At the same time rich countries destroy the ability for farmers in Africa and Latin America to grow food through "dumping" — raiding local markets with cheap substandard products, making those countries more dependent. Companies benefit from these rules and promote the "race to the bottom" — consistently seeking the cheapest labor in the poorest country to exploit.
So often when I talk with African Americans about international economic issues, there is a disconnect between our domestic battles against racism and classism at home and the international economic system.
Nevertheless, in the U.S., Black Americans are the prime victims of globalization. NAFTA has taken decent jobs out of our cities, leaving nothing for the sons and daughters of Detroit, Pittsburgh and my hometown, Buffalo. The "Rust Belt" for so many is a trap rather than the region of opportunity our grandparents came to from the South. While the WTO headquarters may be thousands of miles away, much of the decision making happens in Washington, DC and these decisions have wide ranging effects we all should care about.
While "Battle in Seattle" is a crash course in international economic policy, see it for more than just that. For five days at the end of 1999, individuals from all walks of life, White, Black, steelworkers and farmers stood as one. They faced arrest and police violence in the name of our future. And their beliefs then should be our beliefs even now — that human values are paramount. No corporation has the right to deny the world the right to work, the right to clean air and water, or the right to food. Corporate interests should not win out over human lives and livelihoods.
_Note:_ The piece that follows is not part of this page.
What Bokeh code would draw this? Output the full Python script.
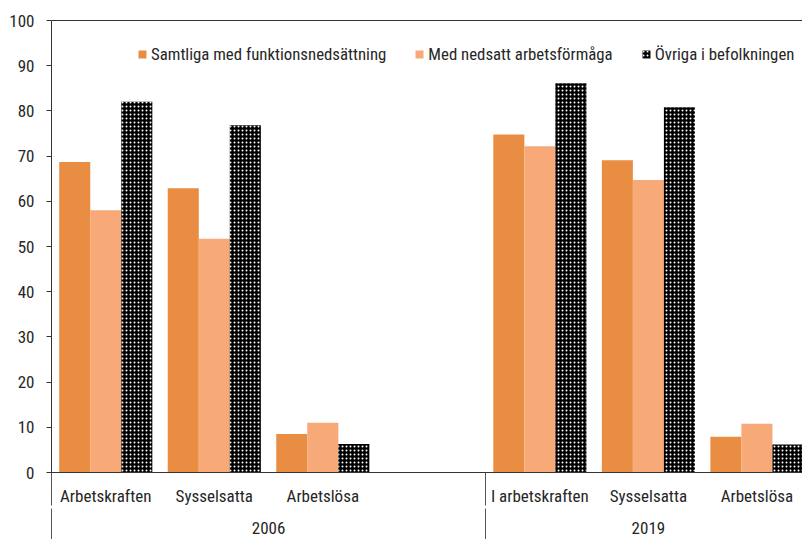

Today, the advancement of this free trade ideology has resulted in countless good jobs moving overseas, only to be replaced by horrible sweatshop jobs in developing countries. No one wins. In countries like Colombia, Black workers are forced into appalling working conditions that are blatantly ignored by multinational corporations, as well as by the WTO.
The Battle in Seattle was a battle for Nairobi, Johannesburg, Detroit and South Central. And the battle is not over; who wins is up to you.
Nicole C. Lee is the executive director of TransAfrica Forum.